### Exercise task:
The lines to extract run from the first line of the material below to the line containing "anchor=west] (takt) at", both included; leave the pictures behind.

### Supplied material:
**********

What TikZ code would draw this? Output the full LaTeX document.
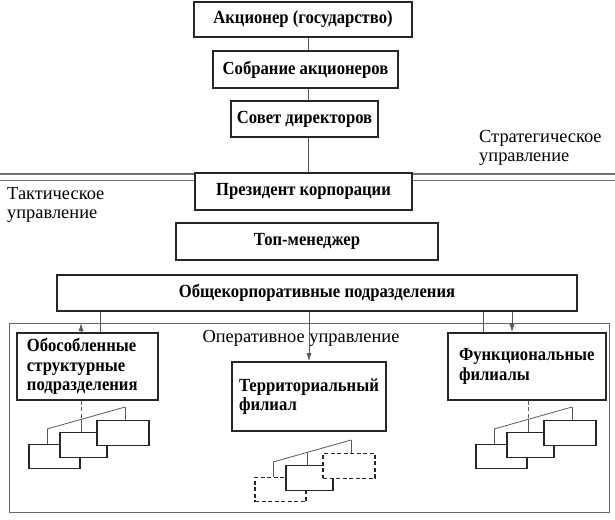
\documentclass[tikz,border=0pt]{standalone}
\usepackage{fontspec}
\setmainfont{Liberation Serif}
\newfontfamily\boxfont{Liberation Serif}[FakeStretch=0.9]
\usetikzlibrary{arrows.meta}

\begin{document}
\begin{tikzpicture}[x=1pt,y=-1pt,
    unit/.style={draw=black!85, line width=1.6pt, fill=white, inner sep=0pt,
      font=\boxfont\bfseries\fontsize{18.5}{19.5}\selectfont},
    subunit/.style={draw=black!85, line width=1.4pt, fill=white,
      minimum height=24.5pt, inner sep=0pt},
    link/.style={draw=black!65, line width=0.8pt},
    tip/.style={-{Latex[length=8pt,width=5pt]}},
    note/.style={font=\fontsize{18.4}{18.8}\selectfont, align=left, inner sep=0pt},
    sep/.style={draw=black!55, line width=#1},
    ldash/.style={dash pattern=on 4pt off 2.5pt}]
  \useasboundingbox (0,0) rectangle (615,519);
  \coordinate (spine) at (308,0);

  % strategic level
  \node[unit, minimum width=218pt, minimum height=35pt] (akc) at (303,19.5) {Акционер (государство)};
  \node[unit, minimum width=185pt, minimum height=37pt] (sobr) at (305.5,69.5) {Собрание акционеров};
  \node[unit, minimum width=147pt, minimum height=36pt] (sovet) at (304.5,119) {Совет директоров};
  \node[note, anchor=west] (strat) at (479,147.5) {Стратегическое\\управление};

  \draw[sep=1.5pt] (0,174) -- (615,174);
  \draw[sep=1pt] (0,180) -- (615,180);

  % tactical level
  \node[unit, minimum width=217pt, minimum height=37pt] (prez) at (303.5,191.5) {Президент корпорации};
  \node[unit, minimum width=262pt, minimum height=37pt] (top) at (307,241.5) {Топ-менеджер};
  \node[unit, minimum width=520pt, minimum height=36pt] (obsh) at (317,293) {Общекорпоративные подразделения};
  \node[note, anchor=west] (takt) at (7,205) {Тактическое\\управление};

  \draw[link] (akc.south -| spine) -- (sobr.north -| spine);
  \draw[link] (sobr.south -| spine) -- (sovet.north -| spine);
  \draw[link] (sovet.south -| spine) -- (prez.north -| spine);

  % operational level
  \draw[draw=black!60, line width=1pt] (9,323) rectangle (609,512);
  \coordinate (frametop) at (9,323);
  \node[note] (oper) at (301,338) {Оперативное управление};

  \node[unit, align=left, text width=121pt, inner xsep=10pt, minimum height=67pt] (obos) at (87.5,366.5) {Обособленные\\структурные\\подразделения};
  \node[unit, align=left, text width=140pt, inner xsep=7pt, minimum height=69pt] (terr) at (309,396.5) {Территориальный\\филиал};
  \node[unit, align=left, text width=136pt, inner xsep=11pt, minimum height=67pt] (func) at (527,366.5) {Функциональные\\филиалы};

  \coordinate (p1) at ([xshift=12.5pt]obos.north);
  \coordinate (p2) at ([xshift=-6.5pt]obos.north);
  \coordinate (p3) at ([xshift=-44pt]func.north);
  \coordinate (p4) at ([xshift=-15pt]func.north);

  \draw[link] (p1 |- obsh.south) -- (p1);
  \draw[link, ldash, tip] (p2) -- (p2 |- frametop);
  \draw[link, tip] (terr.north |- obsh.south) -- (terr.north);
  \draw[link] (p3 |- obsh.south) -- (p3);
  \draw[link, tip] (p4 |- obsh.south) -- (p4);

  % small units
  \foreach \g/\dx/\dy/\ls in {l/0/0/solid, m/226/33/ldash, r/447/0/solid} {
    \node[subunit, \ls, minimum width=51pt] (\g1) at (54.5+\dx,456.5+\dy) {};
    \node[subunit, minimum width=47pt] (\g2) at (83.5+\dx,445+\dy) {};
    \node[subunit, \ls, minimum width=52pt] (\g3) at (123+\dx,433+\dy) {};
    \coordinate (\g a) at (47+\dx,429+\dy);
    \coordinate (\g b) at (81+\dx,419.4+\dy);
    \coordinate (\g c) at (125+\dx,407+\dy);
    \draw[link] (\g a) -- (\g c);
    \draw[link] (\g a) -- (\g a |- \g1.north);
    \draw[link] (\g b) -- (\g b |- \g2.north);
    \draw[link] (\g c) -- (\g c |- \g3.north);
  }
  \draw[link, ldash] (lb |- obos.south) -- (lb);
  \draw[link, ldash] (rb |- func.south) -- (rb);
\end{tikzpicture}
\end{document}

**********

### Reply to the exercise:
What TikZ code would draw this? Output the full LaTeX document.
\documentclass[tikz,border=0pt]{standalone}
\usepackage{fontspec}
\setmainfont{Liberation Serif}
\newfontfamily\boxfont{Liberation Serif}[FakeStretch=0.9]
\usetikzlibrary{arrows.meta}

\begin{document}
\begin{tikzpicture}[x=1pt,y=-1pt,
    unit/.style={draw=black!85, line width=1.6pt, fill=white, inner sep=0pt,
      font=\boxfont\bfseries\fontsize{18.5}{19.5}\selectfont},
    subunit/.style={draw=black!85, line width=1.4pt, fill=white,
      minimum height=24.5pt, inner sep=0pt},
    link/.style={draw=black!65, line width=0.8pt},
    tip/.style={-{Latex[length=8pt,width=5pt]}},
    note/.style={font=\fontsize{18.4}{18.8}\selectfont, align=left, inner sep=0pt},
    sep/.style={draw=black!55, line width=#1},
    ldash/.style={dash pattern=on 4pt off 2.5pt}]
  \useasboundingbox (0,0) rectangle (615,519);
  \coordinate (spine) at (308,0);

  % strategic level
  \node[unit, minimum width=218pt, minimum height=35pt] (akc) at (303,19.5) {Акционер (государство)};
  \node[unit, minimum width=185pt, minimum height=37pt] (sobr) at (305.5,69.5) {Собрание акционеров};
  \node[unit, minimum width=147pt, minimum height=36pt] (sovet) at (304.5,119) {Совет директоров};
  \node[note, anchor=west] (strat) at (479,147.5) {Стратегическое\\управление};

  \draw[sep=1.5pt] (0,174) -- (615,174);
  \draw[sep=1pt] (0,180) -- (615,180);

  % tactical level
  \node[unit, minimum width=217pt, minimum height=37pt] (prez) at (303.5,191.5) {Президент корпорации};
  \node[unit, minimum width=262pt, minimum height=37pt] (top) at (307,241.5) {Топ-менеджер};
  \node[unit, minimum width=520pt, minimum height=36pt] (obsh) at (317,293) {Общекорпоративные подразделения};
  \node[note, anchor=west] (takt) at (7,205) {Тактическое\\управление};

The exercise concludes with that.